Records with drawing code
▬▬▬▬▬▬▬▬▬▬
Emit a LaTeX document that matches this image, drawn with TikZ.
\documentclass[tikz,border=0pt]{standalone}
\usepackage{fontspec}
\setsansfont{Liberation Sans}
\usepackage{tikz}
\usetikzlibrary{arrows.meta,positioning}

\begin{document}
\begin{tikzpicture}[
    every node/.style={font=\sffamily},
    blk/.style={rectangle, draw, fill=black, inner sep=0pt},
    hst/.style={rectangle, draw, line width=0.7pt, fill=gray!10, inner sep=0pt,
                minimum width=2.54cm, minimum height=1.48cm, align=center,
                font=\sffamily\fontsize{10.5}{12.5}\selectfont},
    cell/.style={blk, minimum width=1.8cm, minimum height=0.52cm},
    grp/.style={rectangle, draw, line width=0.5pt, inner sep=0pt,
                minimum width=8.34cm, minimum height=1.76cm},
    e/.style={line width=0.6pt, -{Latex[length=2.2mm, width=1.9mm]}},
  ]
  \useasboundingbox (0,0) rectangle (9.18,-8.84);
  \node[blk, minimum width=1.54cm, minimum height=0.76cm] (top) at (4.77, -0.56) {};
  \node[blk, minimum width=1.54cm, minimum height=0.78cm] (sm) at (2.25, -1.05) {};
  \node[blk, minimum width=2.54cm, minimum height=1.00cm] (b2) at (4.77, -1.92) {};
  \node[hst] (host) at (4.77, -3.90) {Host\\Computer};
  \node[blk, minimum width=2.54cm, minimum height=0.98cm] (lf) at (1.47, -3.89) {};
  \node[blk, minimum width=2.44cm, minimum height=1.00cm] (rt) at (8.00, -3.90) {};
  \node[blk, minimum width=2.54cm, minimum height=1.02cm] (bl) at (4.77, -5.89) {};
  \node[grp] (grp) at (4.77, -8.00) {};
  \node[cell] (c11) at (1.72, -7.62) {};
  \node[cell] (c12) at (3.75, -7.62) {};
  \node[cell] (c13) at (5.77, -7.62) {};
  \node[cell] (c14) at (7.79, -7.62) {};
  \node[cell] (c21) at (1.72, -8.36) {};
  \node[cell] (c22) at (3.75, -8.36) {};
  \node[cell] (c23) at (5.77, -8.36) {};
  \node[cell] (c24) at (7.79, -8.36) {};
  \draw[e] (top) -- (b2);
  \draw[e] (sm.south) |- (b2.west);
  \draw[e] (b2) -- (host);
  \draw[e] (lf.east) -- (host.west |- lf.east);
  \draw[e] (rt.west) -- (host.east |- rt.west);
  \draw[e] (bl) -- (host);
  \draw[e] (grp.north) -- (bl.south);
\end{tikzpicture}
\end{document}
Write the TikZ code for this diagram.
▬▬▬▬▬▬▬▬▬▬
Quote the data above in full, changing nothing.

Emit a LaTeX document that matches this image, drawn with TikZ.
\documentclass[tikz,border=0pt]{standalone}
\usepackage{fontspec}
\setsansfont{Liberation Sans}
\usepackage{tikz}
\usetikzlibrary{arrows.meta,positioning}

\begin{document}
\begin{tikzpicture}[
    every node/.style={font=\sffamily},
    blk/.style={rectangle, draw, fill=black, inner sep=0pt},
    hst/.style={rectangle, draw, line width=0.7pt, fill=gray!10, inner sep=0pt,
                minimum width=2.54cm, minimum height=1.48cm, align=center,
                font=\sffamily\fontsize{10.5}{12.5}\selectfont},
    cell/.style={blk, minimum width=1.8cm, minimum height=0.52cm},
    grp/.style={rectangle, draw, line width=0.5pt, inner sep=0pt,
                minimum width=8.34cm, minimum height=1.76cm},
    e/.style={line width=0.6pt, -{Latex[length=2.2mm, width=1.9mm]}},
  ]
  \useasboundingbox (0,0) rectangle (9.18,-8.84);
  \node[blk, minimum width=1.54cm, minimum height=0.76cm] (top) at (4.77, -0.56) {};
  \node[blk, minimum width=1.54cm, minimum height=0.78cm] (sm) at (2.25, -1.05) {};
  \node[blk, minimum width=2.54cm, minimum height=1.00cm] (b2) at (4.77, -1.92) {};
  \node[hst] (host) at (4.77, -3.90) {Host\\Computer};
  \node[blk, minimum width=2.54cm, minimum height=0.98cm] (lf) at (1.47, -3.89) {};
  \node[blk, minimum width=2.44cm, minimum height=1.00cm] (rt) at (8.00, -3.90) {};
  \node[blk, minimum width=2.54cm, minimum height=1.02cm] (bl) at (4.77, -5.89) {};
  \node[grp] (grp) at (4.77, -8.00) {};
  \node[cell] (c11) at (1.72, -7.62) {};
  \node[cell] (c12) at (3.75, -7.62) {};
  \node[cell] (c13) at (5.77, -7.62) {};
  \node[cell] (c14) at (7.79, -7.62) {};
  \node[cell] (c21) at (1.72, -8.36) {};
  \node[cell] (c22) at (3.75, -8.36) {};
  \node[cell] (c23) at (5.77, -8.36) {};
  \node[cell] (c24) at (7.79, -8.36) {};
  \draw[e] (top) -- (b2);
  \draw[e] (sm.south) |- (b2.west);
  \draw[e] (b2) -- (host);
  \draw[e] (lf.east) -- (host.west |- lf.east);
  \draw[e] (rt.west) -- (host.east |- rt.west);
  \draw[e] (bl) -- (host);
  \draw[e] (grp.north) -- (bl.south);
\end{tikzpicture}
\end{document}
Write the TikZ code for this diagram.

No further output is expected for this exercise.